| WHAT YOU HAVE TO DO |
Repeat the material verbatim and drop the pictures.

::: DATASET SECTION :::

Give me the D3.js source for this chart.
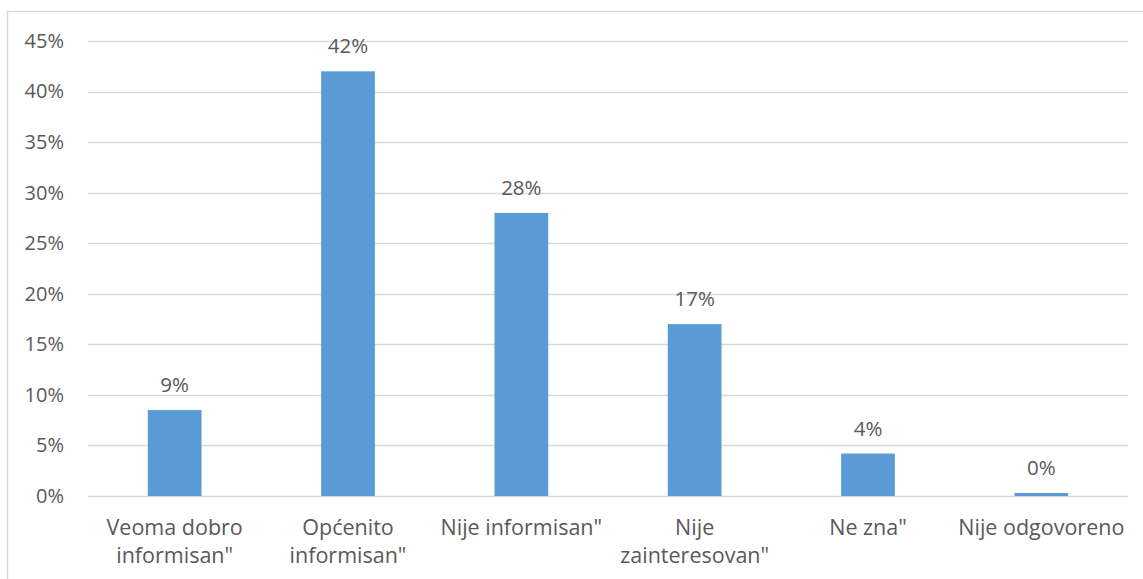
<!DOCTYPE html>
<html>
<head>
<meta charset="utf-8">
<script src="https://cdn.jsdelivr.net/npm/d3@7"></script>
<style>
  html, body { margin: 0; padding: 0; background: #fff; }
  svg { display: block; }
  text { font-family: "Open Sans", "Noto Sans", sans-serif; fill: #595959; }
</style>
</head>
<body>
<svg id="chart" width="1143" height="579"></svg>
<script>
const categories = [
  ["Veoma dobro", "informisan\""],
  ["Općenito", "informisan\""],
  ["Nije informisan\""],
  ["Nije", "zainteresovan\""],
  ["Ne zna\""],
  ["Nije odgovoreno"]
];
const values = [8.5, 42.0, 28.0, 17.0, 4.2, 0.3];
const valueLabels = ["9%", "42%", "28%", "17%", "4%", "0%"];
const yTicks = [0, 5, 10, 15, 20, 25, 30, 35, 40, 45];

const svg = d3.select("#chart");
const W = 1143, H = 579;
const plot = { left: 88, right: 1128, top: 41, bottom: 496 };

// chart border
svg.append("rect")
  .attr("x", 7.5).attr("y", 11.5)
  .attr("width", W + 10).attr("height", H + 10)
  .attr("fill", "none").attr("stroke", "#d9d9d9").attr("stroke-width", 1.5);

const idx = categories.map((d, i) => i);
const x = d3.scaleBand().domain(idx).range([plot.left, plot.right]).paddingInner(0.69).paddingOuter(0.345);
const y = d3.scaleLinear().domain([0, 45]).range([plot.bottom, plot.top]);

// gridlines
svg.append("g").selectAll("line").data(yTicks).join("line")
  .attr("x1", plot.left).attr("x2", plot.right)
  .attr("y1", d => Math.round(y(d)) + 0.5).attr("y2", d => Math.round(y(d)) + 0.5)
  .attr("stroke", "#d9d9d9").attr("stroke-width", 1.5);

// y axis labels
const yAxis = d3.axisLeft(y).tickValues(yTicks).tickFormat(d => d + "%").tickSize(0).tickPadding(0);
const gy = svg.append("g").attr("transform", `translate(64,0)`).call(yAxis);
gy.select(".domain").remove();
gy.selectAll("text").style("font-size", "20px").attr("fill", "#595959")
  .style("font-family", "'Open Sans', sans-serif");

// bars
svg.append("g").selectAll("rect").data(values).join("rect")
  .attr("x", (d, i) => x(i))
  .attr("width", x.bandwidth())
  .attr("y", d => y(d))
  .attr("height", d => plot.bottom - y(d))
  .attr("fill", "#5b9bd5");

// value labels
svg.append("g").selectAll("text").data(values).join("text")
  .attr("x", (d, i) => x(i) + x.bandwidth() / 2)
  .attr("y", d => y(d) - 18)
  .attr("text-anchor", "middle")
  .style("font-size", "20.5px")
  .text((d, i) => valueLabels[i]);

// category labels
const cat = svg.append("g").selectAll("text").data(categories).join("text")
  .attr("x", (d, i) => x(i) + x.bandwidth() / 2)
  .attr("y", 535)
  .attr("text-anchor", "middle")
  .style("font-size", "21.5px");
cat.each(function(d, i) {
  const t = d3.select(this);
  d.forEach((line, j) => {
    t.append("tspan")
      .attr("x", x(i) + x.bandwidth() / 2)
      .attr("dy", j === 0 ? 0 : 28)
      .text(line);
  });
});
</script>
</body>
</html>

:::

| FINAL RESULT |
Give me the D3.js source for this chart.
<!DOCTYPE html>
<html>
<head>
<meta charset="utf-8">
<script src="https://cdn.jsdelivr.net/npm/d3@7"></script>
<style>
  html, body { margin: 0; padding: 0; background: #fff; }
  svg { display: block; }
  text { font-family: "Open Sans", "Noto Sans", sans-serif; fill: #595959; }
</style>
</head>
<body>
<svg id="chart" width="1143" height="579"></svg>
<script>
const categories = [
  ["Veoma dobro", "informisan\""],
  ["Općenito", "informisan\""],
  ["Nije informisan\""],
  ["Nije", "zainteresovan\""],
  ["Ne zna\""],
  ["Nije odgovoreno"]
];
const values = [8.5, 42.0, 28.0, 17.0, 4.2, 0.3];
const valueLabels = ["9%", "42%", "28%", "17%", "4%", "0%"];
const yTicks = [0, 5, 10, 15, 20, 25, 30, 35, 40, 45];

const svg = d3.select("#chart");
const W = 1143, H = 579;
const plot = { left: 88, right: 1128, top: 41, bottom: 496 };

// chart border
svg.append("rect")
  .attr("x", 7.5).attr("y", 11.5)
  .attr("width", W + 10).attr("height", H + 10)
  .attr("fill", "none").attr("stroke", "#d9d9d9").attr("stroke-width", 1.5);

const idx = categories.map((d, i) => i);
const x = d3.scaleBand().domain(idx).range([plot.left, plot.right]).paddingInner(0.69).paddingOuter(0.345);
const y = d3.scaleLinear().domain([0, 45]).range([plot.bottom, plot.top]);

// gridlines
svg.append("g").selectAll("line").data(yTicks).join("line")
  .attr("x1", plot.left).attr("x2", plot.right)
  .attr("y1", d => Math.round(y(d)) + 0.5).attr("y2", d => Math.round(y(d)) + 0.5)
  .attr("stroke", "#d9d9d9").attr("stroke-width", 1.5);

// y axis labels
const yAxis = d3.axisLeft(y).tickValues(yTicks).tickFormat(d => d + "%").tickSize(0).tickPadding(0);
const gy = svg.append("g").attr("transform", `translate(64,0)`).call(yAxis);
gy.select(".domain").remove();
gy.selectAll("text").style("font-size", "20px").attr("fill", "#595959")
  .style("font-family", "'Open Sans', sans-serif");

// bars
svg.append("g").selectAll("rect").data(values).join("rect")
  .attr("x", (d, i) => x(i))
  .attr("width", x.bandwidth())
  .attr("y", d => y(d))
  .attr("height", d => plot.bottom - y(d))
  .attr("fill", "#5b9bd5");

// value labels
svg.append("g").selectAll("text").data(values).join("text")
  .attr("x", (d, i) => x(i) + x.bandwidth() / 2)
  .attr("y", d => y(d) - 18)
  .attr("text-anchor", "middle")
  .style("font-size", "20.5px")
  .text((d, i) => valueLabels[i]);

// category labels
const cat = svg.append("g").selectAll("text").data(categories).join("text")
  .attr("x", (d, i) => x(i) + x.bandwidth() / 2)
  .attr("y", 535)
  .attr("text-anchor", "middle")
  .style("font-size", "21.5px");
cat.each(function(d, i) {
  const t = d3.select(this);
  d.forEach((line, j) => {
    t.append("tspan")
      .attr("x", x(i) + x.bandwidth() / 2)
      .attr("dy", j === 0 ? 0 : 28)
      .text(line);
  });
});
</script>
</body>
</html>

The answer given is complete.